Zim – “extreme” security risk to investors

Zimbabwe and South Africa have been rated "extreme" security risks, according to a British risk consultancy.


The entire country of Zimbabwe is rated an extreme risk while only areas of South Africa are rated extreme. Zimbabwe also rates “extreme” on the political risk scale, compared with South Africa which has been rated of “low” political risk. 

At its launch of RiskMap 2008 in Johannesburg on November 13, Chris Melville, Senior Africa Analyst of the Control Risks Group said: “Arguably more than any other region, Africa has been subject to the most extreme lurches of confidence, and Afro-pessimism is so entrenched in the western mindset that it is almost instinctive to believe that downscaling of ambitions by increasingly risk-averse investors will first materialise in Africa.”

Melville explained that the Afro-optimism experienced in 2007 “was based on more than a simple hunger for commodities and reflected important changes in the global investment environment as well as significant changes in Africa itself.”

Africa is considered today an important “arena for diversification, as well as being an important source of strategic resources and the location of one of the last great untapped markets, according to Control Risks. The consultancy strongly believes that investor confidence in Africa will become more resilient while at the same a greater appreciation of “Africa’s complexity and diversity” will become the focus of future risk management.

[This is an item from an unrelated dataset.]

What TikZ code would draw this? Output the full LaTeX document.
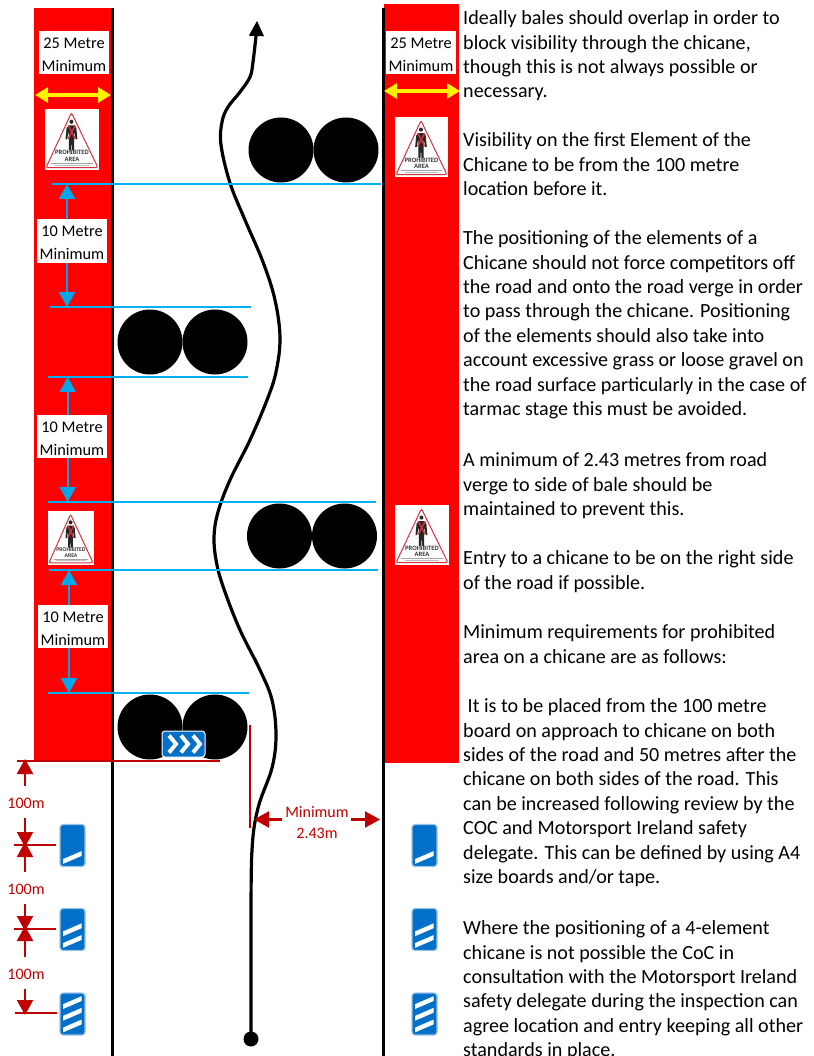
\documentclass[tikz,border=0pt]{standalone}
\usepackage{fontspec}
\setmainfont{Carlito}
\usepackage{xcolor}
\usetikzlibrary{arrows.meta,positioning,calc}
\definecolor{skyline}{HTML}{00B0F0}
\definecolor{skyarrow}{HTML}{00A7EA}
\definecolor{darkred}{HTML}{C00000}
\definecolor{boardblue}{HTML}{0070C8}
\definecolor{boardedge}{HTML}{9CC3E6}
\definecolor{signred}{HTML}{D0343C}
\newcommand{\labelstrut}{\rule{0pt}{15pt}}

\begin{document}
\begin{tikzpicture}[
    x=1pt,
    y=-1pt,
    bodytext/.style={
        anchor=north west,
        align=left,
        inner sep=0pt,
        font=\fontsize{20.1}{24.4}\selectfont
    },
    whitelabel/.style={
        fill=white,
        align=center,
        inner sep=0pt,
        minimum width=70pt,
        minimum height=43.5pt,
        font=\fontsize{16.3}{23}\selectfont
    },
    redlabel/.style={
        align=center,
        inner sep=0pt,
        text=darkred,
        font=\fontsize{16}{21}\selectfont
    },
    bale/.style={
        circle,
        fill=black,
        inner sep=0pt,
        minimum size=65pt
    },
    board/.style={
        draw=boardedge,
        fill=boardblue,
        rounded corners=3pt,
        line width=1.2pt,
        inner sep=0pt,
        minimum width=25pt,
        minimum height=42pt
    },
    roadline/.style={line width=3pt, black},
    limitline/.style={line width=2.5pt, skyline},
    redline/.style={line width=2.2pt, darkred},
    bluearrow/.style={-{Triangle[length=15pt,width=16pt]}, line width=2.4pt, color=skyarrow},
    yellowarrow/.style={{Triangle[length=13pt,width=15pt]}-{Triangle[length=13pt,width=15pt]}, line width=4pt, yellow},
    redarrow/.style={-{Triangle[length=15pt,width=16pt]}, line width=2.2pt, darkred}
]
\useasboundingbox (0,0) rectangle (813,1056);
\clip (0,0) rectangle (813,1056);

% Prohibited strips either side of the road
\fill[red] (34,8) rectangle (111,760);
\fill[red] (384,4) rectangle (459,763);

% Road edges
\coordinate (roadLtop) at (112,8);
\coordinate (roadLend) at (112,1056);
\coordinate (roadRtop) at (383,8);
\coordinate (roadRend) at (383,1056);
\draw[roadline] (roadLtop) -- (roadLend);
\draw[roadline] (roadRtop) -- (roadRend);

% Racing line
\node[circle, fill=black, inner sep=0pt, minimum size=15pt] (startdot) at (251,1039) {};
\coordinate (linetip) at (257,21);
\draw[line width=3.2pt, black] plot[smooth, tension=0.6] coordinates {
    (251,1039) (251,930) (252,850) (258,808) (272,768) (276,735) (272,700) (260,670)
    (240,630) (225,592) (217,565) (214,538) (218,512) (230,480) (250,440) (267,400)
    (276,372) (280,338) (275,300) (263,262) (245,220) (230,183) (221,145) (222,122)
    (228,107) (240,92) (250,77) (253,62) (256,36)};
\draw[-{Triangle[length=15pt,width=15pt]}, line width=1pt] (256.5,34) -- (linetip);

% Bales
\node[bale] (balea1) at (281,150) {};
\node[bale] (balea2) at (346,150) {};
\node[bale] (baleb1) at (150,342) {};
\node[bale] (baleb2) at (215,342) {};
\node[bale] (balec1) at (279.5,536) {};
\node[bale] (balec2) at (344.5,536) {};
\node[bale] (baled1) at (150,727) {};
\node[bale] (baled2) at (215,727) {};

% Limit lines
\foreach \nm/\ya/\xa/\xb in {a/184/52/381, b/307/50/251, c/377/48/248, d/502/48/376, e/570/49/378, f/693/48/249} {
    \coordinate (lim\nm l) at (\xa,\ya);
    \coordinate (lim\nm r) at (\xb,\ya);
    \draw[limitline] (lim\nm l) -- (lim\nm r);
}

% Width labels at top of each strip
\node[whitelabel] (widthL) at (74,52.5) {\labelstrut 25 Metre\\Minimum};
\node[whitelabel] (widthR) at (421,52.5) {\labelstrut 25 Metre\\Minimum};
\coordinate (widthLa) at (35,95);
\coordinate (widthLb) at (111,95);
\coordinate (widthRa) at (384,91);
\coordinate (widthRb) at (460,91);
\draw[yellowarrow] (widthLa) -- (widthLb);
\draw[yellowarrow] (widthRa) -- (widthRb);

% Gap labels
\node[whitelabel] (gapa) at (72,241) {\labelstrut 10 Metre\\Minimum};
\node[whitelabel] (gapb) at (72,436.5) {\labelstrut 10 Metre\\Minimum};
\node[whitelabel] (gapc) at (73,626.5) {\labelstrut 10 Metre\\Minimum};

\coordinate (stema) at (67,0);
\coordinate (stemb) at (67.7,0);
\coordinate (stemc) at (69,0);
\draw[bluearrow] (stema |- gapa.north) -- (stema |- limal);
\draw[bluearrow] (stema |- gapa.south) -- (stema |- limbl);
\draw[bluearrow] (stemb |- gapb.north) -- (stemb |- limcl);
\draw[bluearrow] (stemb |- gapb.south) -- (stemb |- limdl);
\draw[bluearrow] (stemc |- gapc.north) -- (stemc |- limel);
\draw[bluearrow] (stemc |- gapc.south) -- (stemc |- limfl);

% Prohibited area signs
\foreach \i/\sx/\sy/\sw/\sh/\fs in {1/45/109/54/61/6.6, 2/395/117/53/60/6.6, 3/48/511/46/54/5.7, 4/395/505/54/60/6.6} {
    \begin{scope}[shift={(\sx,\sy)}, x=\sw pt, y=-\sh pt]
        \fill[white] (0,0) rectangle (1,1);
        \draw[signred, line width=1pt, rounded corners=2pt] (.49,.06) -- (.98,.96) -- (.02,.96) -- cycle;
        \fill[black!85] (.49,.21) circle[radius=2pt];
        \fill[black!85] (.44,.27) -- (.54,.27) -- (.58,.31) -- (.60,.50) -- (.57,.50) -- (.54,.36) -- (.54,.68) -- (.50,.68) -- (.49,.52) -- (.48,.68) -- (.44,.68) -- (.44,.36) -- (.41,.50) -- (.38,.50) -- (.40,.31) -- cycle;
        \draw[signred, line width=1.4pt] (.43,.27) -- (.56,.49);
        \draw[signred, line width=1.4pt] (.56,.27) -- (.43,.49);
        \node[inner sep=0pt, align=center, font=\fontsize{\fs}{\fs}\selectfont\bfseries, text=black!80] (signtext\i) at (.5,.77) {PROHIBITED\\AREA};
        \fill[gray!70] (.12,.88) rectangle (.88,.895);
        \fill[gray!50] (.18,.91) rectangle (.82,.925);
    \end{scope}
}

% Chevron board on last bale
\node[board, minimum width=43pt, minimum height=26pt, draw=white, line width=1pt] (chevron) at (183.5,744) {};
\foreach \cx in {169,181,193} {
    \draw[white, line width=4pt] (\cx,735.5) -- (\cx+7,744) -- (\cx,752.5);
}

% Red 100m markers
\coordinate (marka) at (25,761);
\coordinate (markastart) at (17,761);
\coordinate (markaend) at (220,761);
\coordinate (markb) at (25,845);
\coordinate (markbstart) at (14,845);
\coordinate (markbend) at (56,845);
\coordinate (markc) at (25,929);
\coordinate (markcstart) at (14,929);
\coordinate (markcend) at (56,929);
\coordinate (markd) at (25,1013);
\coordinate (markdstart) at (15,1013);
\coordinate (markdend) at (57,1013);
\draw[redline] (markastart) -- (markaend);
\draw[redline] (markbstart) -- (markbend);
\draw[redline] (markcstart) -- (markcend);
\draw[redline] (markdstart) -- (markdend);

\node[redlabel] (dista) at (26,803) {100m};
\node[redlabel] (distb) at (26,889) {100m};
\node[redlabel] (distc) at (26,974) {100m};
\draw[redarrow] (25,786) -- ([yshift=2pt]marka);
\draw[redarrow] (25,818) -- ([yshift=-2pt]markb);
\draw[redarrow] (25,872) -- ([yshift=3pt]markb);
\draw[redarrow] (25,904) -- ([yshift=-2pt]markc);
\draw[redarrow] (25,957) -- ([yshift=3pt]markc);
\draw[redarrow] (25,989) -- ([yshift=-2pt]markd);

% Verge to bale distance
\coordinate (vergetop) at (250,725);
\coordinate (vergeend) at (250,828);
\draw[redline] (vergetop) -- (vergeend);
\node[redlabel] (vergelabel) at (317,823) {Minimum\\2.43m};
\draw[redarrow] (282,819.5) -- (254,819.5);
\draw[redarrow] (351,819.5) -- (380,819.5);

% Distance boards
\foreach \nm/\bx/\by/\n in {al/72.5/845.5/1, bl/72.5/929.5/2, cl/72.5/1014/3, ar/424.5/845.5/1, br/424.5/929.5/2, cr/424.5/1014/3} {
    \node[board] (board\nm) at (\bx,\by) {};
    \foreach \k in {1,...,\n} {
        \fill[white] ($(board\nm.center)+(-9.5,{16-(\k-1)*11.7-2.4})$) -- ($(board\nm.center)+(9,{8-(\k-1)*11.7-2.4})$)
            -- ($(board\nm.center)+(9,{8-(\k-1)*11.7+2.4})$) -- ($(board\nm.center)+(-9.5,{16-(\k-1)*11.7+2.4})$) -- cycle;
    }
}

% Notes
\node[bodytext] (notea) at (463,10.5) {Ideally bales should overlap in order to\\block visibility through the chicane,\\though this is not always possible or\\necessary.};
\node[bodytext] (noteb) at (463,132.5) {Visibility on the first Element of the\\Chicane to be from the 100 metre\\location before it.};
\node[bodytext] (notec) at (463,230.5) {The positioning of the elements of a\\Chicane should not force competitors off\\the road and onto the road verge in order\\to pass through the chicane. Positioning\\of the elements should also take into\\account excessive grass or loose gravel on\\the road surface particularly in the case of\\tarmac stage this must be avoided.};
\node[bodytext] (noted) at (463,452.5) {A minimum of 2.43 metres from road\\verge to side of bale should be\\maintained to prevent this.};
\node[bodytext] (notee) at (463,550.5) {Entry to a chicane to be on the right side\\of the road if possible.};
\node[bodytext] (notef) at (463,624.5) {Minimum requirements for prohibited\\area on a chicane are as follows:};
\node[bodytext] (noteg) at (463,698.5) {\hspace*{4.5pt}It is to be placed from the 100 metre\\board on approach to chicane on both\\sides of the road and 50 metres after the\\chicane on both sides of the road. This\\can be increased following review by the\\COC and Motorsport Ireland safety\\delegate. This can be defined by using A4\\size boards and/or tape.};
\node[bodytext] (noteh) at (463,920.5) {Where the positioning of a 4-element\\chicane is not possible the CoC in\\consultation with the Motorsport Ireland\\safety delegate during the inspection can\\agree location and entry keeping all other\\standards in place.};

\end{tikzpicture}
\end{document}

Melville identified South Africa as the respository of Afro-optimism a African renaissance, but cautioned this with concerns over the sustainability and direction of post-apartheid reform.

Control Risks says that although the current political turmoil in South Africa over the succession to the presidency of the African National Congress (ANC) is unlikely to affect “overnight” the “fundamental” conditions for policy and business in the country, “even in the event of a victory for Jacob Zuma.”